Around 50 demonstrators converged on Tesco's central London store in Regent Street as part of a Lose the Lads' Mags campaign.

In an ironic nod to the retail giant's advertising slogan "every little helps", they unfurled a banner which read: "Sexism - every lads' mag helps."

Protest organiser Kat Banyard said Britain's largest supermarket chain must "show leadership" by refusing to stock magazines that treat women as "sex objects".

In Birmingham, Tesco in New Street agreed to remove the magazines from its shelves.

Further protests were held outside Tesco stores in at least 20 cities, including Norwich, Portsmouth, Northampton, Sheffield, Nottingham, Bristol, York and Glasgow.

In London, Banyard said the magazine's coverage of naked and near-naked images were demeaning to women and fuelled misogynistic attitudes and even violence against women.

The groups warned they would take legal action against Tesco, saying that exposing staff and customers to semi-pornographic imagery could be construed as sexual discrimination or even harassment.

"The problem is that lads' mags like Nuts and Zoo are deeply harmful - they're sexist, pornographic magazines that not only fuel attitudes that underpin violence against women, they can also breach equality legislation," she said.

"Tesco would never allow 'girlie calendars' on their office walls. Why are they choosing to stock degrading, pornographic lads' mags on their shelves?" said the campaign group.

"Exposing staff and customers to these magazines can actually constitute sexual harassment or sex discrimination under the Equality Act. We're clear that both ethically and legally lads' mags are well past their sell-by dates.

"Tesco need to step up and show leadership on this issue."

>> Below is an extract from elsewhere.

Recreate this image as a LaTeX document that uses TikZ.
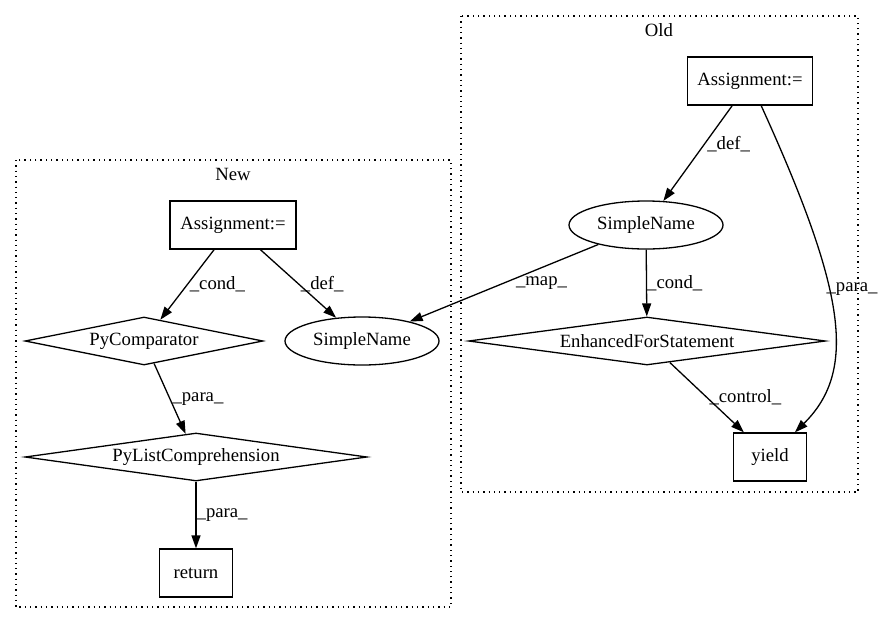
\documentclass[tikz,border=0pt]{standalone}
\usepackage{fontspec}
\setmainfont{Liberation Serif}
\usetikzlibrary{shapes.geometric,arrows.meta}

\begin{document}
\begin{tikzpicture}[x=1pt,y=-1pt,line width=1.3pt,
        font=\fontsize{18.7}{22}\selectfont,
        >={Triangle[length=13pt,width=9pt]},
        lbl/.style={right,inner sep=2pt}]
        \useasboundingbox (0,0) rectangle (883,624);

        % clusters
        \draw[dash pattern=on 1.3pt off 4pt] (16,160) rectangle (451,607);
        \node (newlbl) at (233,174) {New};
        \draw[dash pattern=on 1.3pt off 4pt] (461,16) rectangle (858,492);
        \node (oldlbl) at (659,30) {Old};

        \begin{scope}[every node/.style={draw,inner sep=0pt,minimum height=48pt},
                box/.style={rectangle},
                dia/.style={diamond,aspect=7},
                ell/.style={ellipse,minimum width=154pt}]
            \node[box,minimum width=126pt] (NA) at (233,225) {Assignment:=};
            \node[dia,minimum width=238pt] (PC) at (144,341) {PyComparator};
            \node[ell] (NS) at (362,341) {SimpleName};
            \node[dia,minimum width=342pt] (PL) at (196,457) {PyListComprehension};
            \node[box,minimum width=73pt] (R) at (196,573) {return};

            \node[box,minimum width=125pt] (OA) at (750,81) {Assignment:=};
            \node[ell] (OS) at (646,225) {SimpleName};
            \node[dia,minimum width=357pt] (EF) at (647,341) {EnhancedForStatement};
            \node[box,minimum width=73pt] (Y) at (770,457) {yield};
        \end{scope}

        \path[->] (NA) edge node[lbl] {\_cond\_} (PC);
        \path[->] (NA) edge node[lbl] {\_def\_} (NS);
        \path[->] (PC) edge node[lbl] {\_para\_} (PL);
        \path[->] (PL) edge node[lbl,inner sep=0pt] {\_para\_} (R);
        \path[->] (OA) edge node[lbl,pos=0.4] {\_def\_} (OS);
        \path[->] (OS) edge node[lbl,pos=0.45,yshift=-4pt] {\_map\_} (NS);
        \path[->] (OS) edge node[lbl,inner sep=0pt] {\_cond\_} (EF);
        \path[->] (EF) edge node[lbl] {\_control\_} (Y);
        \draw[->] (OA) .. controls (845,290) and (858,370) .. node[pos=0.42,inner sep=0pt,xshift=-3pt,anchor=west] {\_para\_} (Y);
    \end{tikzpicture}
\end{document}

Silvia Murray-Wakefield, acting chief executive of Object, said: "Tesco has a 'no pornography' policy that their customers support. Instead of breaching it, they should lose the harmful, discriminatory lads' mags from their stores."

Domestic violence charity Women's Aid and the End Violence Against Women coalition have backed the campaign, while 18 lawyers specialising in equality and discrimination law have signed an open letter calling on retailers to stop selling them.

Earlier this month, Bauer Media Group, which publishes Zoo, and IPC Media, which publishes Nuts, withdrew their titles from the Co-op, after the supermarket demanded the products be sealed in 'modesty bags'.

The Co-op has confirmed it will cease to sell Nuts from September.